Staying Safe While Staying Cool

Staying Safe While Staying Cool

As the temperatures reach the 90s outside, it could be tempting to jump into the nearest watering hole to cool down. But doing so is not always the best thing.

Every summer, the Fairfax County Fire and Rescue Department responds to several water-related calls, such as the drowning death of a 6-year-old girl after she slipped under the water in a hot tub during a graduation party in McLean this June, said Lt. Lorenzo Thrower, the department's public information officer. He said that between the time period of July 1, 2000 to June 30, 2001, the department had a total of 31 water rescues.

Water-related accidents can be as easy to avoid as learning how to swim, according to guidelines published by the American Red Cross.

"The best thing anyone can do to stay safe in and around water is to learn to swim. Always swim with a buddy; never swim alone," reads the No. 1 general water safety tip by the Red Cross. The Fire and Rescue Department provides a link to the guidelines on its Web site,

"SAFETY is our top priority," said Judy Pedersen, Fairfax County Park Authority public information officer. "We try to minimize the safety hazards at all our facilities."

The Park Authority pools are staffed with licensed lifeguards who go through a 25- to 30-hour licensing and training program, annual license renewal and unannounced surprise inspections by Ellis & Associates, an outside, independent licensing company.

"We follow the National Pool and Water Park Lifeguard Training Program," said John McCarthy, Park Authority aquatics operations supervisor. "Our lifeguards are trained to anticipate where and how an incident might occur, how to recognize an incident and how to manage the incident while acting in a professional manner."

The Park Authority guards are also trained on life-saving equipment that includes the use of supplemental oxygen and defibrillators.

While it would not be feasible to have a lifeguard watching over every privately-owned pool in the county, some of the Park Authority's other water-safety regulations can be adapted for the home.
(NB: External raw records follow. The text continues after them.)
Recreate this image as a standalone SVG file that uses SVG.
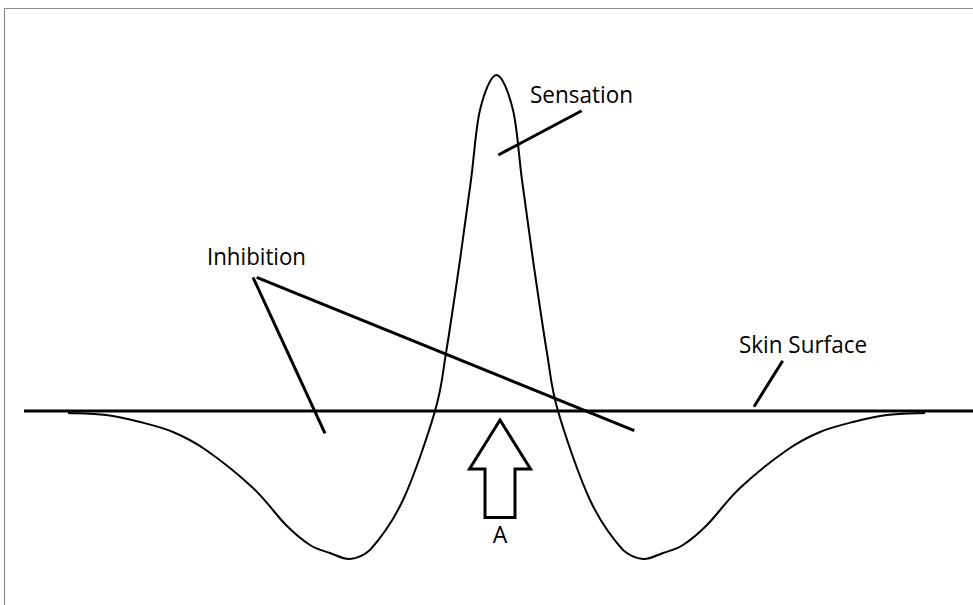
<svg xmlns="http://www.w3.org/2000/svg" width="973" height="605" viewBox="0 0 973 605">
<style>
.lbl{font-family:"Open Sans","Noto Sans","Liberation Sans",sans-serif;font-size:23px;fill:#000}
.ptr{stroke:#000;stroke-width:3;fill:none;stroke-linecap:butt}
.curve{stroke:#000;stroke-width:2;fill:none}
.frame{stroke:#8c8c8c;stroke-width:1.2;fill:none}
</style>
<rect x="0" y="0" width="973" height="605" fill="#fff"/>
<g id="frame">
<path class="frame" d="M4.5,605 V8.5 H973"/>
</g>
<g id="skin-surface">
<line x1="24" y1="411" x2="973" y2="411" stroke="#000" stroke-width="3"/>
</g>
<g id="response-curve">
<path class="curve" d="M68,413 C74.33,413.33 94,413.5 106,415 C118,416.5 128.83,419.17 140,422 C151.17,424.83 162,427.33 173,432 C184,436.67 192.67,440.67 206,450 C219.33,459.33 239.67,475.5 253,488 C266.33,500.5 276.5,515.5 286,525 C295.5,534.5 302.67,540.33 310,545 C317.33,549.67 323.33,550.67 330,553 C336.67,555.33 343.33,559.5 350,559 C356.67,558.5 362,557 370,550 C378.83,540.17 392.17,523.17 403,500 C413.83,476.83 427.83,435.5 435,411 C442.17,386.5 441.83,378.17 446,353 C450.17,327.83 455.83,288.83 460,260 C464.17,231.17 467.67,205 471,180 C474.33,155 475.75,127.5 480,110 C484.25,92.5 491,75 496.5,75 C502,75 508.75,92.5 513,110 C517.25,127.5 518.67,155 522,180 C525.33,205 528.83,231.17 533,260 C537.17,288.83 542.83,327.83 547,353 C551.17,378.17 550.83,386.5 558,411 C565.17,435.5 579.17,476.83 590,500 C600.83,523.17 614.17,540.17 623,550 C631,557 636.33,558.5 643,559 C649.67,559.5 656.33,555.33 663,553 C669.67,550.67 675.67,549.67 683,545 C690.33,540.33 697.5,534.5 707,525 C716.5,515.5 726.67,500.5 740,488 C753.33,475.5 773.67,459.33 787,450 C800.33,440.67 809,436.67 820,432 C831,427.33 841.83,424.83 853,422 C864.17,419.17 875,416.5 887,415 C899,413.5 918.67,413.33 925,413"/>
</g>
<g id="stimulus-arrow">
<polygon points="500,420 530.5,469 515,469 515,517.5 485,517.5 485,469 469.5,469" fill="#fff" stroke="#000" stroke-width="3" stroke-linejoin="miter"/>
<text class="lbl" x="500" y="543" text-anchor="middle">A</text>
</g>
<g id="label-sensation">
<text class="lbl" x="530" y="103" textLength="103" lengthAdjust="spacingAndGlyphs">Sensation</text>
</g>
<g id="label-inhibition">
<text class="lbl" x="207" y="265" textLength="99" lengthAdjust="spacingAndGlyphs">Inhibition</text>
</g>
<g id="label-skin-surface">
<text class="lbl" x="739" y="353" textLength="128" lengthAdjust="spacingAndGlyphs">Skin Surface</text>
</g>
<g id="connectors">
<line class="ptr" x1="581.7" y1="110.7" x2="498.3" y2="155"/>
<line class="ptr" x1="253" y1="277.3" x2="325" y2="433.3"/>
<line class="ptr" x1="256.7" y1="277.3" x2="634.3" y2="430.7"/>
<line class="ptr" x1="782.7" y1="360.7" x2="754" y2="406.7"/>
</g>
</svg>
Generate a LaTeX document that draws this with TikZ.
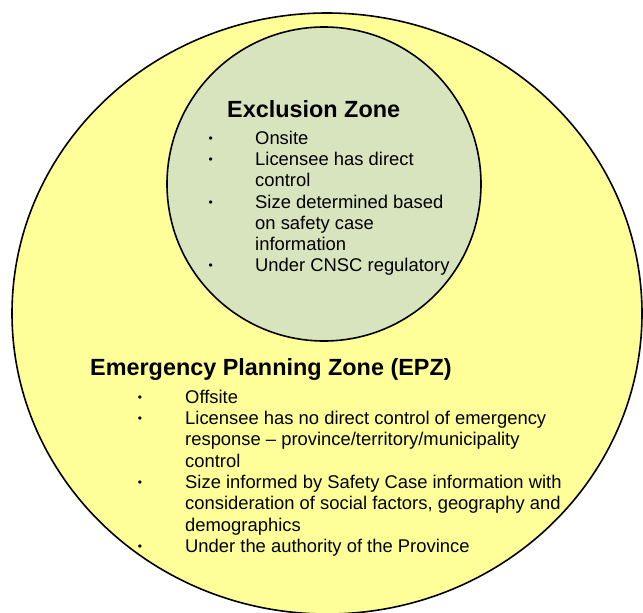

Many of the regulations also appear on the Red Cross guidelines.

Pedersen said all children under 9 years old must be supervised at all times by a person at least 16 years old. That includes having the adult in the water with the child, not just watching from the pool deck.

In addition, there is no running in the pool area, horseplay is kept to a minimum, children under 16 years old must be tested before being allowed to swim in the deep-end of the pool and floatation devices, including "floaties", the air-filled rings used on children's arms to help them float, are not permitted.

"A child could go face-first into the water if he or she manages to get one off," Pedersen said of the floaties. "A child could also go out further than he or she should. It provides a false sense of security."

COUNTY REGULATIONS also require private pools and spas to have a surrounding fence or wall to prevent unauthorized use. All doors with direct access to the pool should have an alarm that sounds when opened and all doors and gates should be be self-closing and self-latching.

The Red Cross also recommends having a phone installed by the pool or having a cordless phone nearby. Owners should keep basic life-saving equipment such as a pole, rope and personnel floatation device on hand and to post CPR instructions.

In addition, alcohol can impair a person's judgment and coordination and will keep the body from being able to warm itself, therefore, the Red Cross says swimming and alcohol don't mix.

But not everyone swims in pools. There are several lakes and creeks throughout the county that attract swimmers, whether they are suppose to or not.

"People are not allowed to swim in creeks and lakes," said Pedersen.

Some associations, however, such as the Reston Association, permit swimming in some of the lakes it oversees.

But before jumping in, swimmers need to consider the risks. The Red Cross suggests swimming in areas that are supervised, clean and well maintained, and always with a friend.

"Even a good swimmer can have an unexpected medical emergency in the water," the guidelines say.

Murky water can obscure hidden underwater objects, unexpected drop-offs and aquatic plant life that could turn into hazards. In addition, water pollution can cause health problems for the swimmers. The guidelines also say to always check the depth of the water before jumping in head first, to avoid a serious head injury.